Work required: Return a copy of every line in the records that includes the word "recreates".

Figure scripts:

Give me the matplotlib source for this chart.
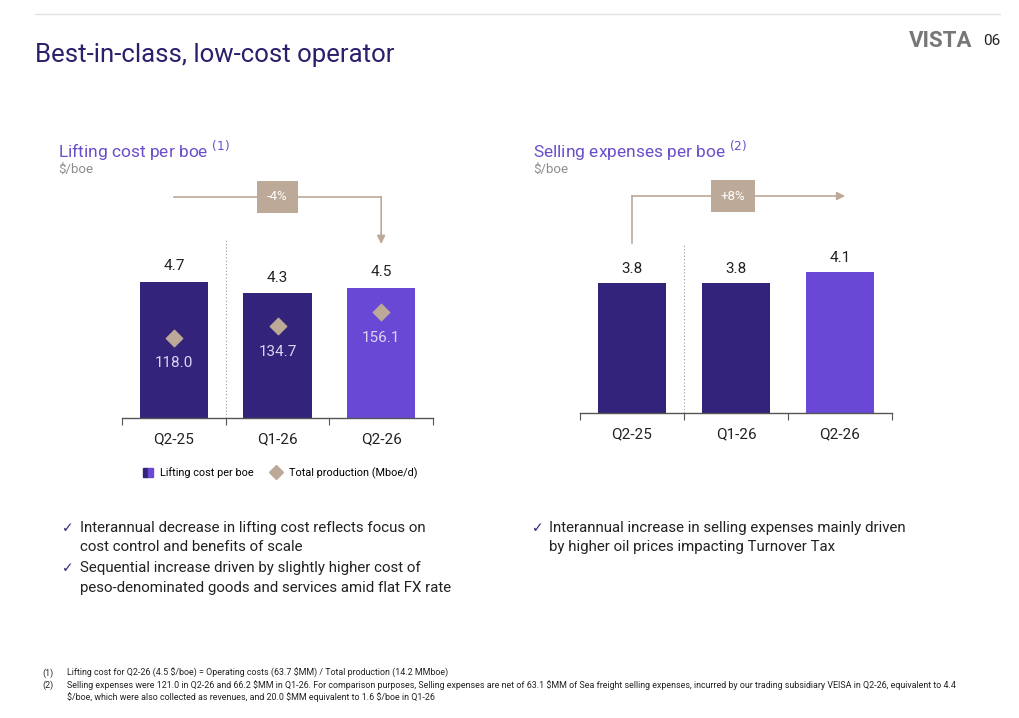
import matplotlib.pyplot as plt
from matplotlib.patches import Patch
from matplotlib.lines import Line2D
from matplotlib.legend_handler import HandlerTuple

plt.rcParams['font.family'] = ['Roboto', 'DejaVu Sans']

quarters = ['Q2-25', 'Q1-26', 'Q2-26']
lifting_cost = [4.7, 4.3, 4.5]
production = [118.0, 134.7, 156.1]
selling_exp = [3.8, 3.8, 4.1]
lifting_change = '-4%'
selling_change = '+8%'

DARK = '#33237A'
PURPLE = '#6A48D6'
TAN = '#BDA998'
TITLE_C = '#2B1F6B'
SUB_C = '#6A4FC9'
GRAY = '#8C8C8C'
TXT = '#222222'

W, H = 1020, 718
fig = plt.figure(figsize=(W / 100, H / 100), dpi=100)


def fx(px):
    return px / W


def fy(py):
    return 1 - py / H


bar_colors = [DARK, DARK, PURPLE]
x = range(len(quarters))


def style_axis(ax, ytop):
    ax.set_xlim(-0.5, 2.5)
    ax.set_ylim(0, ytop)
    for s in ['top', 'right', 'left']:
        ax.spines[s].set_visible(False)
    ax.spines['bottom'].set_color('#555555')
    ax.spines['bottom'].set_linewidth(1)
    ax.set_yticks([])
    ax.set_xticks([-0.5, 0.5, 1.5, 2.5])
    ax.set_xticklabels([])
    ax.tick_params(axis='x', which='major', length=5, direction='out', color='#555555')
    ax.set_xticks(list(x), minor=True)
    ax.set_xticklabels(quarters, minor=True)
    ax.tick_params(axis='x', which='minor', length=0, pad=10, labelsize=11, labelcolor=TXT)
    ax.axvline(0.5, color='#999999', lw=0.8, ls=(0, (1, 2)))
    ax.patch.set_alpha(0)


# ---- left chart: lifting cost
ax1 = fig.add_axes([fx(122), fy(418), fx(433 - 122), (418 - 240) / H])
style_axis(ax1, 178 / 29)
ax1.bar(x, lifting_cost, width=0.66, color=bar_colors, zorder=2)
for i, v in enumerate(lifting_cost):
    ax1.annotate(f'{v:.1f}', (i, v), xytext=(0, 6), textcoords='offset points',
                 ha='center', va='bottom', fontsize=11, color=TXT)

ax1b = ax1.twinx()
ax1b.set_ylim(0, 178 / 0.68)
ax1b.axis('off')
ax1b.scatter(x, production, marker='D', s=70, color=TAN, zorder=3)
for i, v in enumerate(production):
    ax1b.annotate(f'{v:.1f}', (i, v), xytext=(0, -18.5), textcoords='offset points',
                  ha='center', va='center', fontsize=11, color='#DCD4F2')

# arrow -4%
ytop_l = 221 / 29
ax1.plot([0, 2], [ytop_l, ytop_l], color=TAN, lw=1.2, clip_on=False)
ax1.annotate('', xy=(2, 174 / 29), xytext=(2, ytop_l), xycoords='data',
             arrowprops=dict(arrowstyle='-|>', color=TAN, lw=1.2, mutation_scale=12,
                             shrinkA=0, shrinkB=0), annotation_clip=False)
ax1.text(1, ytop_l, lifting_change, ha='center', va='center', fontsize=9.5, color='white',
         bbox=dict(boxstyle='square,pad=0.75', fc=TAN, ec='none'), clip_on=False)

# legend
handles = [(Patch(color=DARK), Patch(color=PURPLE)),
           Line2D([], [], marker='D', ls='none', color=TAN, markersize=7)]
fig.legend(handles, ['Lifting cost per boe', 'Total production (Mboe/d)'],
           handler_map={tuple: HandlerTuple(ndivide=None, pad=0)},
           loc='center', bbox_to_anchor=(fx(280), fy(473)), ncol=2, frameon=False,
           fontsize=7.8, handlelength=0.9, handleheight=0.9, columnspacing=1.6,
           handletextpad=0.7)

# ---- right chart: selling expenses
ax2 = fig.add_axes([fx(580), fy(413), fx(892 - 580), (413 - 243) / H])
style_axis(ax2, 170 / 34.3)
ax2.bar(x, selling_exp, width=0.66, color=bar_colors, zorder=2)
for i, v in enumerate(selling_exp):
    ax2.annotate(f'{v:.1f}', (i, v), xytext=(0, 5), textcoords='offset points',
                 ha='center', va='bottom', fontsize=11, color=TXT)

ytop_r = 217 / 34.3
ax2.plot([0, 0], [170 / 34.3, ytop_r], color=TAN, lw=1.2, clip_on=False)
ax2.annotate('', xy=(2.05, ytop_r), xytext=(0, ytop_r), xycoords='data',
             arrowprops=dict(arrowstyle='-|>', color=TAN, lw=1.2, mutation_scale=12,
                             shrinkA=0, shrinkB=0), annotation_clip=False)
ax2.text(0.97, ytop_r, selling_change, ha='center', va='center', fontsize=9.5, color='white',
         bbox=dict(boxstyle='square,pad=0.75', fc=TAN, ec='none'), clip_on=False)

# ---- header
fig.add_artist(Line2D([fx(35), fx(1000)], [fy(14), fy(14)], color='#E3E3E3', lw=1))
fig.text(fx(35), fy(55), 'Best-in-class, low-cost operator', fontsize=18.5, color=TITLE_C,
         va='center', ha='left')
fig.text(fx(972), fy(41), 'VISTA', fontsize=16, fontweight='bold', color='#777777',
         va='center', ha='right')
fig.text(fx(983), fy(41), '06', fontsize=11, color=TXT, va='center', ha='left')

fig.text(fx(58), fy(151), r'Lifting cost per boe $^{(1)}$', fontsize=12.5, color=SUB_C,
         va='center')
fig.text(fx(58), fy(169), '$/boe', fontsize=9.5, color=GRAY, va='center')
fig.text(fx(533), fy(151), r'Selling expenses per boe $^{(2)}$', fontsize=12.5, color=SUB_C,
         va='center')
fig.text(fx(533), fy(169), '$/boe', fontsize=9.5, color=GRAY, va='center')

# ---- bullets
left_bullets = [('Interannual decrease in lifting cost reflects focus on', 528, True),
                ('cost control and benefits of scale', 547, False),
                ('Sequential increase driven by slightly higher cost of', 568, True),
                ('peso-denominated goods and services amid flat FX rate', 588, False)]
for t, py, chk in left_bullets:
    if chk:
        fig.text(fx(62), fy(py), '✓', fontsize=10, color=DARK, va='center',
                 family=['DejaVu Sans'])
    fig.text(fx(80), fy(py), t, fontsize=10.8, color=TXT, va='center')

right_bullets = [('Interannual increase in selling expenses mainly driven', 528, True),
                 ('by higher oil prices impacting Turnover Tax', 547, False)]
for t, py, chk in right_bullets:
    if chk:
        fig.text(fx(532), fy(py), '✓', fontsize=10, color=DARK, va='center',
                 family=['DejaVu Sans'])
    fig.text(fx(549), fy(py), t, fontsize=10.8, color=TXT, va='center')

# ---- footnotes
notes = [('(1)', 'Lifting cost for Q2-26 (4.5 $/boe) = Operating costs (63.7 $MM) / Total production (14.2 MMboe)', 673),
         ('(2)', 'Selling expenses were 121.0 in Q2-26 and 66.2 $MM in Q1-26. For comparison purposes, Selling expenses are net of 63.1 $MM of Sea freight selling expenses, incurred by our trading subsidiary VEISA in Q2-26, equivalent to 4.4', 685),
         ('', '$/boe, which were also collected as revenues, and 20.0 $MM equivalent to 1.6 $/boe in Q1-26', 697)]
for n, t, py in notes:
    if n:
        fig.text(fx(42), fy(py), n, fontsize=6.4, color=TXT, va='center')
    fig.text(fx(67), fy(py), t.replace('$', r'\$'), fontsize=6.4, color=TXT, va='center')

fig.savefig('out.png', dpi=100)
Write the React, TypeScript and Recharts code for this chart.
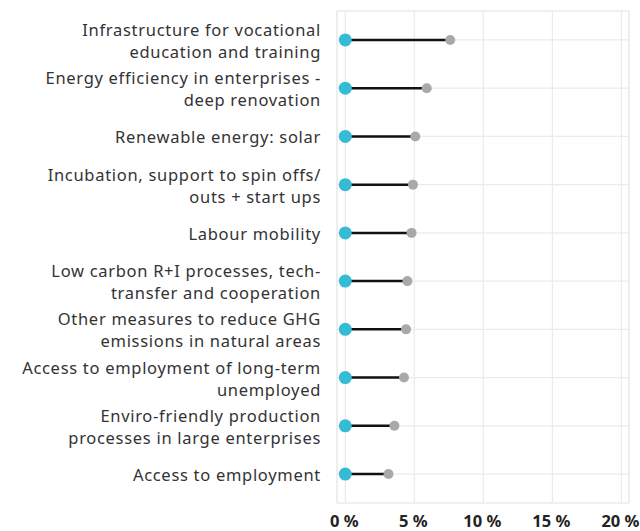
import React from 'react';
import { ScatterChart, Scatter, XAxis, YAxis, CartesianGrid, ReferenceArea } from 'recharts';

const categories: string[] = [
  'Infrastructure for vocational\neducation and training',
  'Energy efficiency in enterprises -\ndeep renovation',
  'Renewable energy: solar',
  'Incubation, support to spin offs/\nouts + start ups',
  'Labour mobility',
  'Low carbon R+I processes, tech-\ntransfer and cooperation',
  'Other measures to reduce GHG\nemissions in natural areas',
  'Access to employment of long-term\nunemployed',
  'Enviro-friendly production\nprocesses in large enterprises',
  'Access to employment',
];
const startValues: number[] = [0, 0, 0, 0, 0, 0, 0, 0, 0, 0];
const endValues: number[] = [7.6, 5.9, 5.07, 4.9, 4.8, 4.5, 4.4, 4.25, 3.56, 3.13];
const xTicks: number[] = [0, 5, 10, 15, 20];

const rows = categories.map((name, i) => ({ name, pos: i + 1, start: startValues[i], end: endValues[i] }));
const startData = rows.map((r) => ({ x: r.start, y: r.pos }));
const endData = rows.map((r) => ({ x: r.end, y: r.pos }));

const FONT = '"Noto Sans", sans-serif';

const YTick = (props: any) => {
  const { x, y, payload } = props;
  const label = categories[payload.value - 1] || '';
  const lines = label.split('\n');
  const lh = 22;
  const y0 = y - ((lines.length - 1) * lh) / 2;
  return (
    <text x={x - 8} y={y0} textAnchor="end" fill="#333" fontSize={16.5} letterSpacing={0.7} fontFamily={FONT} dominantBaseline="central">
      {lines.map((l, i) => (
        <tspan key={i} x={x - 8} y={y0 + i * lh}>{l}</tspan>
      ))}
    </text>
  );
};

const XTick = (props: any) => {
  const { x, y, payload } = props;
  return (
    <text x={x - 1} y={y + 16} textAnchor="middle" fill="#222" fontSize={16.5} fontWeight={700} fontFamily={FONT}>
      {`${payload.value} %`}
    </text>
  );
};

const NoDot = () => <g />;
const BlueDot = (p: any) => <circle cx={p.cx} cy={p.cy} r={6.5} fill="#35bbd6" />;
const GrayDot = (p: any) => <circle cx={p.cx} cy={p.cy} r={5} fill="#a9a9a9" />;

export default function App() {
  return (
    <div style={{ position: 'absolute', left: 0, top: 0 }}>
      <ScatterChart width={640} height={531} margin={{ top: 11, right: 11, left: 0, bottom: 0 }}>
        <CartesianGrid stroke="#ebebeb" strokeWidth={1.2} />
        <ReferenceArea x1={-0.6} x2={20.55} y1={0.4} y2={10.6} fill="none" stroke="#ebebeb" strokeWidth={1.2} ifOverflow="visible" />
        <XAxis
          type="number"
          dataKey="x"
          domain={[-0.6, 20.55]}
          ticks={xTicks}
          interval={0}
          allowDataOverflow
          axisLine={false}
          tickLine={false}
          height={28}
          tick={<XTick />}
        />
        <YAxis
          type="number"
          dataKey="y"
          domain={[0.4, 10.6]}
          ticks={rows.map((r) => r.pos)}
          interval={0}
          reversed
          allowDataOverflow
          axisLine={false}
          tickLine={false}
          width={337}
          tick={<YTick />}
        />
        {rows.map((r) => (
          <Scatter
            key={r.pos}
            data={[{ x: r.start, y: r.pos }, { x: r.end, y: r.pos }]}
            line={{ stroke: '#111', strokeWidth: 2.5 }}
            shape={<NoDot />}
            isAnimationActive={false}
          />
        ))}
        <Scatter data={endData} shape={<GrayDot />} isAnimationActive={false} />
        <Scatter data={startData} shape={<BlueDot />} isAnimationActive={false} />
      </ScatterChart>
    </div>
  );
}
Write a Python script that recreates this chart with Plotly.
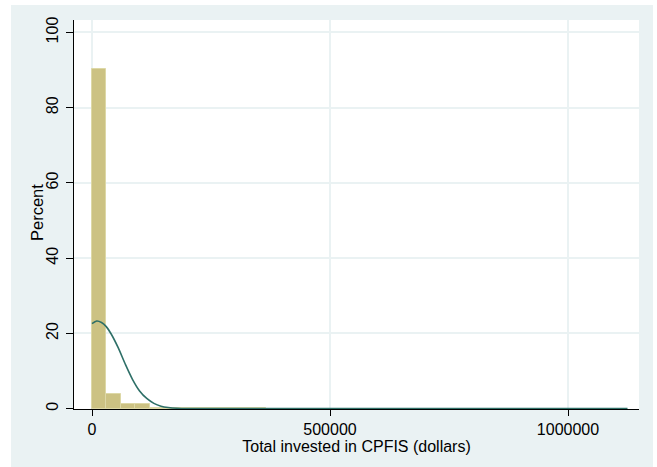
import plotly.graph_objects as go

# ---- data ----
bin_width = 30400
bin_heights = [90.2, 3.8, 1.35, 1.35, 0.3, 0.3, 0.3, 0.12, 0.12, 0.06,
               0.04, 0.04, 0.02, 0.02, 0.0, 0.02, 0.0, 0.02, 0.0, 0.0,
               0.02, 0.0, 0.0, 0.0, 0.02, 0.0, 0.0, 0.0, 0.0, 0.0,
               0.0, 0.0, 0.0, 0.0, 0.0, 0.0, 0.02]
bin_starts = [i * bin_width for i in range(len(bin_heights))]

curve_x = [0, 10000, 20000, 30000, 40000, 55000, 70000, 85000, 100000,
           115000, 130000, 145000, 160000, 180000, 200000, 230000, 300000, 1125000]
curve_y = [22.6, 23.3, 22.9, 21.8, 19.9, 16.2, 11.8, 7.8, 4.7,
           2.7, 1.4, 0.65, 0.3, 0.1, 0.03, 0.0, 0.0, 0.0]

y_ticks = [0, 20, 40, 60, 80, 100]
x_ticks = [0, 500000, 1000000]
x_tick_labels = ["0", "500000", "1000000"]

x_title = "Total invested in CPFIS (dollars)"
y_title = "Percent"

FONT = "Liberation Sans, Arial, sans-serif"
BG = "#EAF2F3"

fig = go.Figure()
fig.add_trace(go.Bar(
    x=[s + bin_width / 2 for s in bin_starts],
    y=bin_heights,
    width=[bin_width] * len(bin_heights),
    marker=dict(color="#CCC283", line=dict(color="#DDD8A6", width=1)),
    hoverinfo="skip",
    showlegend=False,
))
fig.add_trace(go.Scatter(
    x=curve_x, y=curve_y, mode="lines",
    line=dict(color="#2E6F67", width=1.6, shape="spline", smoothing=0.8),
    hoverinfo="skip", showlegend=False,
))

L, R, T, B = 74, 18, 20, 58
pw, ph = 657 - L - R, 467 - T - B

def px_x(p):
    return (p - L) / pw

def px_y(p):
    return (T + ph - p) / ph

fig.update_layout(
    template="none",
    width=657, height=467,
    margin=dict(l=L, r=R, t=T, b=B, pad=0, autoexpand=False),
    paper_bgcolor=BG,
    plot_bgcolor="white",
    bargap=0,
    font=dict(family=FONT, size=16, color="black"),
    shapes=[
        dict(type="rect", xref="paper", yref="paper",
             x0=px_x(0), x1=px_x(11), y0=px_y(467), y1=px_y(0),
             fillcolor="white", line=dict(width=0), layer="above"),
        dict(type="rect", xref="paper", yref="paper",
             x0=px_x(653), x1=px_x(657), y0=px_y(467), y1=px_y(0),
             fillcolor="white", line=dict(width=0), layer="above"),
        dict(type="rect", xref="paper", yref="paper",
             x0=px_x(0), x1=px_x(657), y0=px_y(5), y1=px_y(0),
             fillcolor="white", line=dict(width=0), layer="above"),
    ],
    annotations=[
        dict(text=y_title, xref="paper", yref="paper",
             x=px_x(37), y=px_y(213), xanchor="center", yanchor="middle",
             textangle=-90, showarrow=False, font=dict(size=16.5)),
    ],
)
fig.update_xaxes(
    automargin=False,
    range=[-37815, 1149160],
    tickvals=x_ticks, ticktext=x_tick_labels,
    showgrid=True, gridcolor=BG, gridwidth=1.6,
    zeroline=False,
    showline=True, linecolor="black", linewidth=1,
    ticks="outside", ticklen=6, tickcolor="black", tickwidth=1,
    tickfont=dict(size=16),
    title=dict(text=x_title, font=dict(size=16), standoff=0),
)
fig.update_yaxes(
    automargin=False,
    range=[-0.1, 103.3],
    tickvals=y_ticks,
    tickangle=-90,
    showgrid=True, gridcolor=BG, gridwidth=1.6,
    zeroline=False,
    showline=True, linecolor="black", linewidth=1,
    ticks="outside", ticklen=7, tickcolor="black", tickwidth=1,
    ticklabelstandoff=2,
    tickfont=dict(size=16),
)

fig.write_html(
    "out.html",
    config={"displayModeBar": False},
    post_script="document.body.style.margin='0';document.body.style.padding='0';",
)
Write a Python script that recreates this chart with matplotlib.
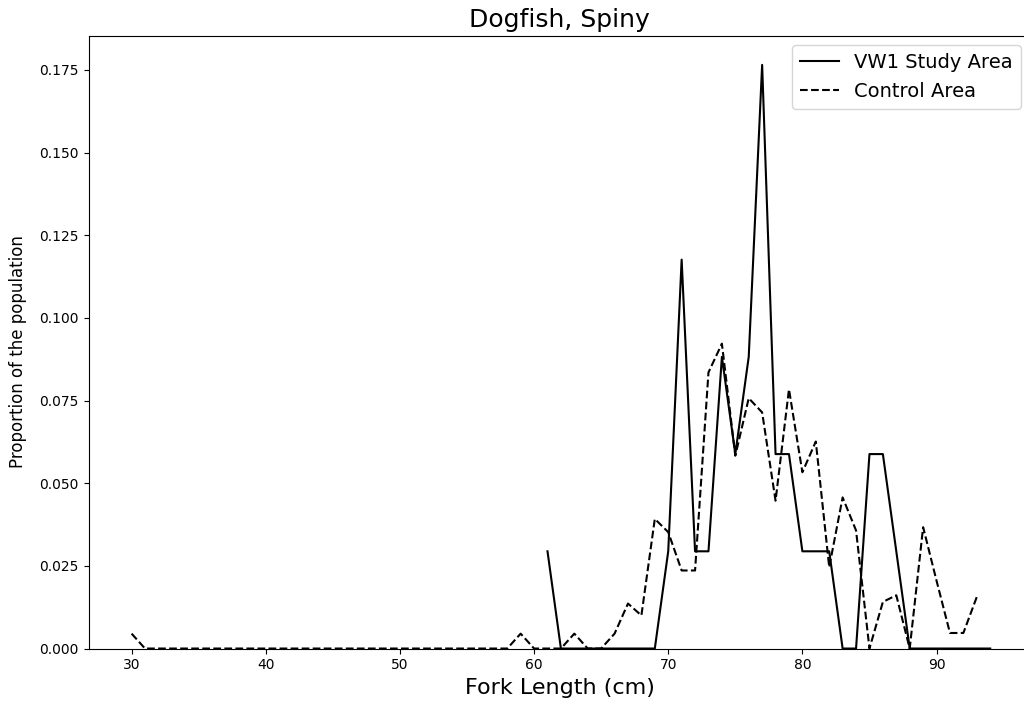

Response for this exercise:
Write a Python script that recreates this chart with Plotly.
Write a Python script that recreates this chart with matplotlib.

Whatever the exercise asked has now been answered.